Audio compression compared…

April 29, 2003 | My Projects | By: Mark VandeWettering

I’ve been interested in compression technology of all kinds for what seems like forever. Saturday I did some informal testing of the Ogg Vorbis codec, and the new speech only codec Speex.

I compress all my music (small collection that it is) using Ogg Vorbis. I’ve found that 96kbps Ogg is either indistinguishable or slightly better than 128kbps MP3 files, and I like the idea that I’m using an open codec to store my music. Ogg Vorbis is well supported on all the platforms I have (via plugins for WinAmp and XMMS), and just seems like a good choice.

I’ve noticed that even 64kbps Ogg files sound pretty good, certainly good enough to encode old time radio shows and the like. Lately I’ve been hearing a great deal about Speex, an ogg codec designed especially for encoding speech. It is tuned for either 8, 16 or 32khz audio. So I decided to try to use Speex to encode some material, and compare it to the normal Ogg Vorbis at 64khz.

For my source material, I used Rayzur’s Edge Star Wars: Second Strike, Act I. My original source material is the MP3 download, which is 30.5 megabytes, and is encoded with joint stereo at 128kbps. I used the venerable mpg123 to convert it back into a 547 megabyte wav file, ready for recompression. (Yes, I know this isn’t really a good test, since I used compressed audio source material. Sue me.)

First I tried recompressing the the audio directly into Ogg Vorbis, specifying a 64khz average bitrate. The resulting file is 21 megabytes, and has a bitrate of roughly 53kbps. I was expecting something in the 15 megabyte range, but it appears that the original doesn’t really use 128kbps even though that’s its nominal compression. Since this is and “old time radio” like program, there are probably many places where silence supression can be used, and this reduces the overall bitrate considerably.

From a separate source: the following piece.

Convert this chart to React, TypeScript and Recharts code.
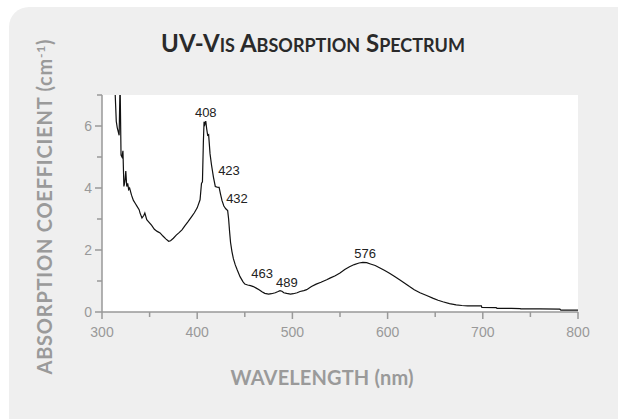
import { LineChart, Line, XAxis, YAxis, CartesianGrid, ReferenceDot } from 'recharts';

// spectrum (nm, cm^-1)
const wavelengths = [
  313.5, 315, 316, 318, 319, 320, 321, 322, 323, 324, 325, 326, 327, 328, 329, 331, 333, 335, 337, 339,
  340, 342, 344, 345, 347, 349, 352, 355, 358, 361, 364, 367, 370, 372, 375, 378, 381, 384, 387, 390,
  394, 397, 400, 403, 404.5, 405.5, 406.5, 407.2, 408, 409, 410, 411, 412, 413.5, 415, 417, 419, 421, 423, 424.5,
  426, 428, 430, 432, 433, 434, 435, 436.5, 438, 440, 442, 445, 448, 450, 453, 456, 459, 462, 465, 468,
  471, 475, 478, 482, 485, 487, 489, 491, 494, 498, 501, 505, 508, 512, 515, 520, 525, 530, 536, 540,
  545, 550, 555, 560, 565, 570, 574, 578, 582, 587, 592, 597, 602, 607, 613, 618, 623, 628, 634, 641,
  648, 653, 658, 665, 672, 678, 684, 690, 698.5, 699, 714, 715, 730, 739, 740, 760, 781, 782, 800,
];
const absorption = [
  7.3, 6.15, 5.95, 5.7, 7.4, 5.06, 5.0, 5.2, 4.05, 4.2, 4.55, 4.05, 4.15, 3.95, 4.0, 3.77, 3.6, 3.5, 3.4, 3.3,
  3.19, 3.03, 3.12, 3.19, 2.98, 2.91, 2.8, 2.67, 2.6, 2.55, 2.45, 2.36, 2.28, 2.3, 2.38, 2.48, 2.56, 2.65, 2.78, 2.9,
  3.07, 3.2, 3.36, 3.62, 4.15, 4.2, 5.5, 6.14, 6.05, 6.16, 5.9, 5.7, 5.72, 5.1, 4.75, 4.36, 4.05, 4.03, 4.02, 3.8,
  3.6, 3.42, 3.33, 3.27, 3.0, 2.6, 2.25, 1.95, 1.72, 1.52, 1.36, 1.14, 0.98, 0.9, 0.87, 0.85, 0.82, 0.77, 0.72, 0.65,
  0.6, 0.58, 0.59, 0.62, 0.66, 0.69, 0.67, 0.62, 0.6, 0.58, 0.59, 0.62, 0.66, 0.69, 0.72, 0.82, 0.9, 0.96, 1.04, 1.1,
  1.17, 1.26, 1.37, 1.46, 1.53, 1.58, 1.6, 1.59, 1.55, 1.5, 1.42, 1.34, 1.25, 1.15, 1.03, 0.93, 0.82, 0.72, 0.62, 0.53,
  0.44, 0.38, 0.33, 0.27, 0.23, 0.21, 0.2, 0.2, 0.2, 0.15, 0.14, 0.12, 0.12, 0.11, 0.1, 0.1, 0.09, 0.06, 0.06,
];

const xTicks = [300, 350, 400, 450, 500, 550, 600, 650, 700, 750, 800];
const yTicks = [0, 1, 2, 3, 4, 5, 6, 7];

// peak annotations: text and where its centre sits (nm, cm^-1)
const peakLabels = ['408', '423', '432', '463', '489', '576'];
const peakLabelNm = [409, 433.4, 441.8, 468.1, 494.3, 576.3];
const peakLabelAbs = [6.46, 4.58, 3.68, 1.26, 0.97, 1.9];

const data = wavelengths.map((nm, i) => ({ nm, abs: absorption[i] }));

const AXIS = '#999999';
const TICK_FONT = '"Liberation Sans", Arial, sans-serif';
const LABEL_FONT = 'Lato, "Open Sans", sans-serif';

function XTick({ x, y, payload }: any) {
  const v = payload.value;
  const major = v % 100 === 0;
  return (
    <g>
      <line x1={x} x2={x} y1={y} y2={y + (major ? 7 : 5)} stroke={AXIS} strokeWidth={1.5} />
      {major && (
        <text x={x} y={y + 25} textAnchor="middle" fill={AXIS} fontSize={14} fontFamily={TICK_FONT}>
          {v}
        </text>
      )}
    </g>
  );
}

function YTick({ x, y, payload }: any) {
  const v = payload.value;
  const major = v % 2 === 0;
  return (
    <g>
      <line x1={x - (major ? 7 : 5)} x2={x} y1={y} y2={y} stroke={AXIS} strokeWidth={1.5} />
      {major && (
        <text x={x - 10} y={y + 5} textAnchor="end" fill={AXIS} fontSize={14} fontFamily={TICK_FONT}>
          {v}
        </text>
      )}
    </g>
  );
}

export default function App() {
  return (
    <div style={{ position: 'fixed', left: 0, top: 0, width: 618, height: 419, overflow: 'hidden', background: '#fff' }}>
      <div style={{ position: 'absolute', left: 9, top: 7, width: 640, height: 440, borderRadius: 20, background: '#efefef' }} />
      <div style={{ position: 'absolute', left: 0, top: 0 }}>
        <LineChart width={618} height={419} data={data} margin={{ top: 95, right: 40, bottom: 0, left: 0 }}>
          <CartesianGrid horizontal={false} vertical={false} fill="#fff" stroke="none" />
          <XAxis
            dataKey="nm"
            type="number"
            domain={[300, 800]}
            ticks={xTicks}
            height={107}
            tickSize={0}
            tickMargin={0}
            tickLine={false}
            axisLine={{ stroke: AXIS, strokeWidth: 1.5 }}
            tick={<XTick />}
            interval={0}
          />
          <YAxis
            type="number"
            domain={[0, 7]}
            allowDataOverflow
            ticks={yTicks}
            width={102}
            tickSize={0}
            tickMargin={0}
            tickLine={false}
            axisLine={{ stroke: AXIS, strokeWidth: 1.5 }}
            tick={<YTick />}
            interval={0}
          />
          <Line
            dataKey="abs"
            type="linear"
            stroke="#111"
            strokeWidth={1.2}
            dot={false}
            isAnimationActive={false}
          />
          {peakLabels.map((t, i) => (
            <ReferenceDot
              key={t}
              x={peakLabelNm[i]}
              y={peakLabelAbs[i]}
              r={0}
              shape={(p: any) => (
                <text x={p.cx} y={p.cy + 5} textAnchor="middle" fill="#222" fontSize={13} fontFamily={TICK_FONT}>
                  {t}
                </text>
              )}
            />
          ))}
        </LineChart>
      </div>
      <svg width={618} height={419} style={{ position: 'absolute', left: 0, top: 0, pointerEvents: 'none' }}>
        <text x={313} y={52} textAnchor="middle" fill="#2a2a2a" fontFamily={LABEL_FONT} fontWeight={700}>
          <tspan fontSize={24}>UV-V</tspan>
          <tspan fontSize={18}>IS</tspan>
          <tspan fontSize={24}> A</tspan>
          <tspan fontSize={18}>BSORPTION</tspan>
          <tspan fontSize={24}> S</tspan>
          <tspan fontSize={18}>PECTRUM</tspan>
        </text>
        <text
          x={322}
          y={385}
          textAnchor="middle"
          fill="#9a9a9a"
          fontFamily={LABEL_FONT}
          fontWeight={700}
          fontSize={20}
          textLength={183}
          lengthAdjust="spacing"
        >
          WAVELENGTH (nm)
        </text>
        <text
          transform="translate(52, 207) rotate(-90)"
          textAnchor="middle"
          fill="#9a9a9a"
          fontFamily={LABEL_FONT}
          fontWeight={700}
          fontSize={20}
          textLength={335}
          lengthAdjust="spacing"
        >
          ABSORPTION COEFFICIENT (cm<tspan fontSize={12} dy={-7}>-1</tspan><tspan dy={7}>)</tspan>
        </text>
      </svg>
    </div>
  );
}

I then set out to encode it with speex. Speex wants audio at either 8khz, 16khz, or 32khz, so I had to resample it. I used the venerable sox utility at its highest quality setting, which was slow, but got the job done. When I
downsampled the audio to 16khz, I noticed considerable popping, which was caused by audio clipping, so I had to reduce the overall range of the audio to prevent clipping. Once I did that, I encoded the result in speex’s wideband mode. The resulting file was 8.5 megabytes, over a factor of three reduction from the original mp3. Unfortunately, the audio wasn’t really of acceptable quality. I could detect occasional squawks, and levels seemed to shift occasionally at the beginning and end of words as if some kind of silence detector got fooled.

I then retried the result in ultrawide band mode. The result was considerably better, not quite as nice as the ogg version, but I found it entirely acceptable. The good news is that the resulting file was only 9.5 megabytes, barefly bigger than the wideband mode version, and still less than half the size of the ogg version.

Using speex in ultra wideband mode, you can get about sixty hours of audio onto a single CD with entirely reasonable quality. Recently I purchased Douglas Adam’s Dirk Gentley’s Holistic Detective Agency and Long Dark Teatime of the Soul in audio book form. Both books would easily fit in a single 128M Compact Flash Card.

I’ll have to experiment with this some more.